Theoretical analysis of feature-specific imputation methods has progressed on multiple fronts:

• Consistency and Regret Bounds: MISNN achieves $\sqrt{n}$-consistency for the linear coefficients in its semi-parametric model, provided the screened predictor set is appropriate (Bu et al., 2023). F3I provides explicit MSE and regret bounds under various missingness mechanisms, with online learning guarantees for optimizing neighbor weightings (Bordoloi et al., 23 Jan 2025).
• Convergence and Optimization: OLI’s block coordinate descent ensures global convergence to a stationary point for joint parameter and imputation variable updates, contrasting with the often divergent IRMI baseline (Resheff et al., 2015). IWMC’s convergence is controlled by explicit thresholds on feature-weight vector norms (Guo et al., 2023), and Sylvester matrix equations in multi-view methods guarantee unique global minimizers in their respective variable blocks (Huang et al., 2024, Cai et al., 17 Dec 2025).
• Trade-offs and Guidelines: Linear regression and k-NN are efficient and robust in linear regimes, whereas neural methods and graph-based models recover complex nonlinearities and relations but require greater computational resources and careful hyperparameter selection. Feature-weighted and adaptive imputation provides the strongest gains when noise or redundancy is high and missingness is moderate to severe (Friedjungová et al., 2019, Guo et al., 2023, Baek et al., 3 Mar 2025).

7. Extensions, Limitations, and Future Research Directions

While the state of feature-specific imputation has advanced rapidly, several open problems and research directions remain:

• Unsupervised and Unlabeled Settings: Many feature-weighted methods (e.g., IWMC) currently require supervised labels to quantify feature relevance; extending these frameworks to unsupervised settings would broaden their applicability (Guo et al., 2023).
• Novel Feature Scoring and Embedding Methods: Integrating deep-embedded selection, mutual information estimators, or kernel-based approaches in the importance estimation phase has been identified as a promising avenue to further boost imputation quality (Guo et al., 2023).
• Generalizability Across Tasks and Data Types: The transferability of models such as BCGNN, PCFI, and modality-agnostic style-transfer frameworks to other domains (multi-omics, sensor networks, complex tabular data) is suggested by their design (Zhang et al., 2024, Baek et al., 3 Mar 2025).
• Theoretical Understanding Under MNAR: Robustness and convergence rates under genuinely Missing Not At Random mechanisms, and their interplay with feature selection and downstream inference stability, are areas for further theoretical and empirical exploration (Guo et al., 2023, Bordoloi et al., 23 Jan 2025).
• Scalability: Advanced neural and graph-based architectures may face computational bottlenecks on large-scale or ultra-high-dimensional datasets; distributed and scalable solutions remain an active frontier (Joshi et al., 18 Jan 2025).

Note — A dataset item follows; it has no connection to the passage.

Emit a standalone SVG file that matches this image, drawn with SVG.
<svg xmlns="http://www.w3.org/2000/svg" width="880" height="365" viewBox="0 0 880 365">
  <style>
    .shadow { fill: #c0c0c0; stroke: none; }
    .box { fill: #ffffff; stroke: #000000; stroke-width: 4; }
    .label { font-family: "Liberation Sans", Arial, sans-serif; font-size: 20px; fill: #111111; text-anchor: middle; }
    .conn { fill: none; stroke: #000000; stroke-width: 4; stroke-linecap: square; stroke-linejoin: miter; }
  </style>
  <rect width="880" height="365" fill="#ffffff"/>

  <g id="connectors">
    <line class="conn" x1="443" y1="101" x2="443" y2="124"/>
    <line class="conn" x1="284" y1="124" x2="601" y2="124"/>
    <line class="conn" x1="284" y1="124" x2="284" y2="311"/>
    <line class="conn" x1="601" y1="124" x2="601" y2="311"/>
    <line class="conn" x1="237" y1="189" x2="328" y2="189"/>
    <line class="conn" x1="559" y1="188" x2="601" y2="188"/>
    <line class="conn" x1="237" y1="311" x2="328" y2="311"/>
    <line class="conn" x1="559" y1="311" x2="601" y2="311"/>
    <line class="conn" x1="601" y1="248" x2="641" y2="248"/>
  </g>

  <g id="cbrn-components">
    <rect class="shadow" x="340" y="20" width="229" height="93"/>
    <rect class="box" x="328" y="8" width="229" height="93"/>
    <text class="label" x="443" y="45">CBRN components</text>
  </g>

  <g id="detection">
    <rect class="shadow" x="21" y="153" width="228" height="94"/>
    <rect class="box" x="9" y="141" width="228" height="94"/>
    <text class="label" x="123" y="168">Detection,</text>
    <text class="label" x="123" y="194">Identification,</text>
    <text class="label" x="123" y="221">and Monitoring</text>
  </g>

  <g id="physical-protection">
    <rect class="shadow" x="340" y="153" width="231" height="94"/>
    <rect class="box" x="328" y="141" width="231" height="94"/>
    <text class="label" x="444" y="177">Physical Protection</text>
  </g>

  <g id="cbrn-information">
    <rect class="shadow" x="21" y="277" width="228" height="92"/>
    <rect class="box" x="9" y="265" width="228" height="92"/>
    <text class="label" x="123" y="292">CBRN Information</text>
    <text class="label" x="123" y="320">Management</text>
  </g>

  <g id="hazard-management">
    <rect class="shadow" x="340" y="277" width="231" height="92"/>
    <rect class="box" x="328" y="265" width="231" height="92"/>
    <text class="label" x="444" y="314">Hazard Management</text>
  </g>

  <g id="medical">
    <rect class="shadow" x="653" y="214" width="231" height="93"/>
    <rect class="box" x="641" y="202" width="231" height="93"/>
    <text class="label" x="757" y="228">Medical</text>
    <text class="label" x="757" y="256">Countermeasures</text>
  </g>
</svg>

The field of feature-specific imputation has thus evolved from simple per-feature regression to high-dimensional, adaptive, and theoretically grounded frameworks that directly align imputation with feature relevance, inter-feature dependency, and task-specific performance. Integration with feature selection, domain adaptation, graph inference, and deep learning architectures continues to drive advances in both the accuracy and applicability of missing data solutions across increasingly complex datasets and analysis pipelines.